Ready or Not. Here I come 2012 AWP Conference.
Hugs, Ely!
“To turn your back on your dreams is a tragedy, but to turn your back on true love is suicide.” Ely N
There are issues that are so close to my heart that they linger at the edge of each heart beat
and live in a little corner call soul. I rarely speak of them because I fear that words will
diminish their value, but at times their intensity seem to drown me. And I spend more time
battling with the notion of killing their root by exposing them or keeping them locked inside for
fear of revealing too much about myself, than actually writing.
Today, I’ve decided to be a writer and put one of those issues on paper, because protecting
it is far more destructive than setting it free.

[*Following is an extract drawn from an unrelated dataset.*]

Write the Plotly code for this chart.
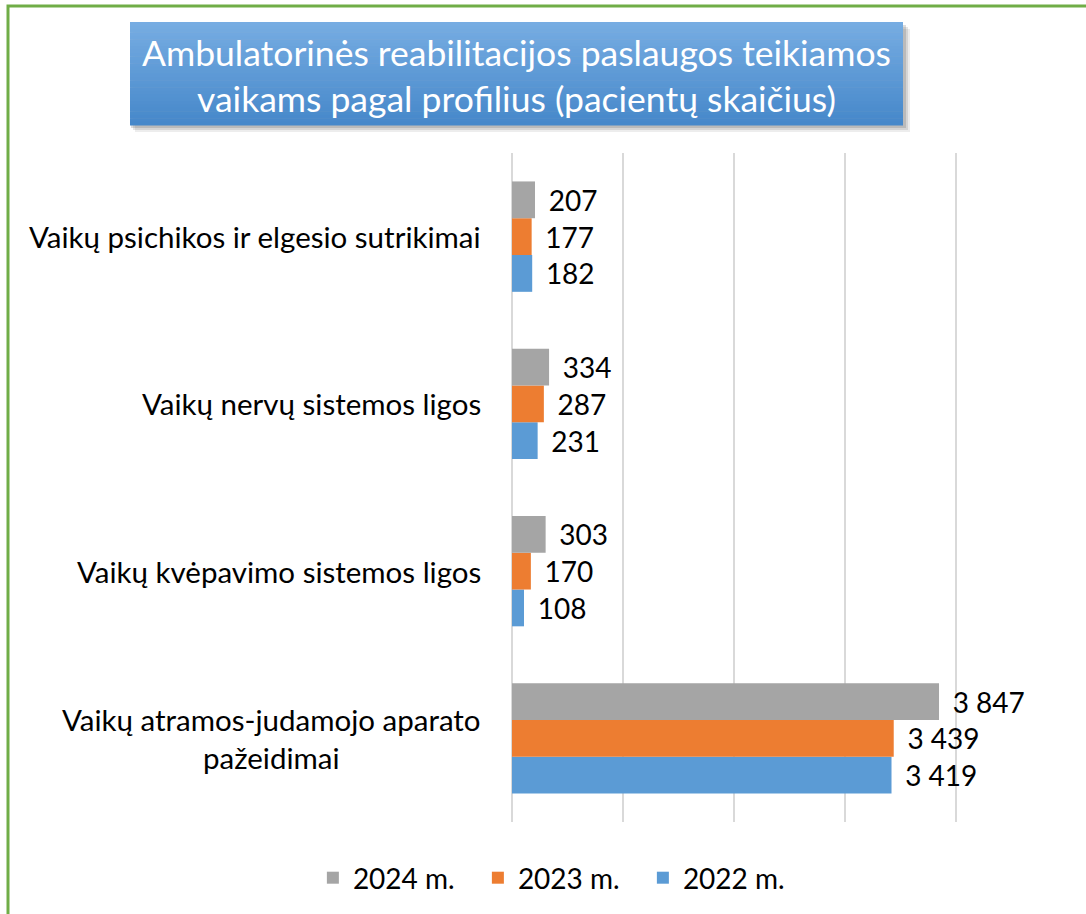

As I take this first step, afraid and unsure, I see an open door with nothing but a long path
with no signs ahead of me. This path may lead me to the same place, but maybe, just maybe, it’ll lead me to a new one.
with love, Ely N
Yesterday, I had a three hour break. There was so much I wanted and needed to do. A million thoughts crossed my mind of all the things I could do with that free time. Doing what I needed to do was tempting, such as catching up on my school work. To my luck, I ran into one of my favorite writers, who was heading to the library to take a nap. I convinced him to join me in a writing escapade and we wrote for 2 hours. I did some edits to my manuscript and wrote 3 pages. I got interrupted approximately 15 times but I kept going back to it. I didn’t stop. I was determined to make time for what I love.
Later that night, I received news that made me sad. And not sad for me but for a person in my life who has run out of chances to be a part of my life. It made me sad not because I will miss him but because he has only caused me pain and I know that one day he will wake up and ask himself, “why was I such a horrible person to my daughter?” And maybe that is a story to tell, but today I don’t feel it is worth telling. I’m just glad I’ve learned to love myself and the talents God has bless me with, to love and to write.
I fell asleep feeling grateful, not for what he had tried to rob me of but what I was capable of giving myself, the time to write.
Everyday is the perfect day to write or to chase your dream. Today is a perfect day to
take one step forward. But instead of working on a short story or my novel, I’m
distracted by my reactions to things and people. Because I’ve learned that I can’t
control what others do and say to me but I can control how I react to them. And the
fact that sometimes I nurture reactions that are not healthy to me or others, makes
me angry. It only bothers me so much because life changes in a matter of seconds
and I wouldn’t want to leave a love one with a sour feeling. In the next 28 days I
will pay attention to how I react to things and people.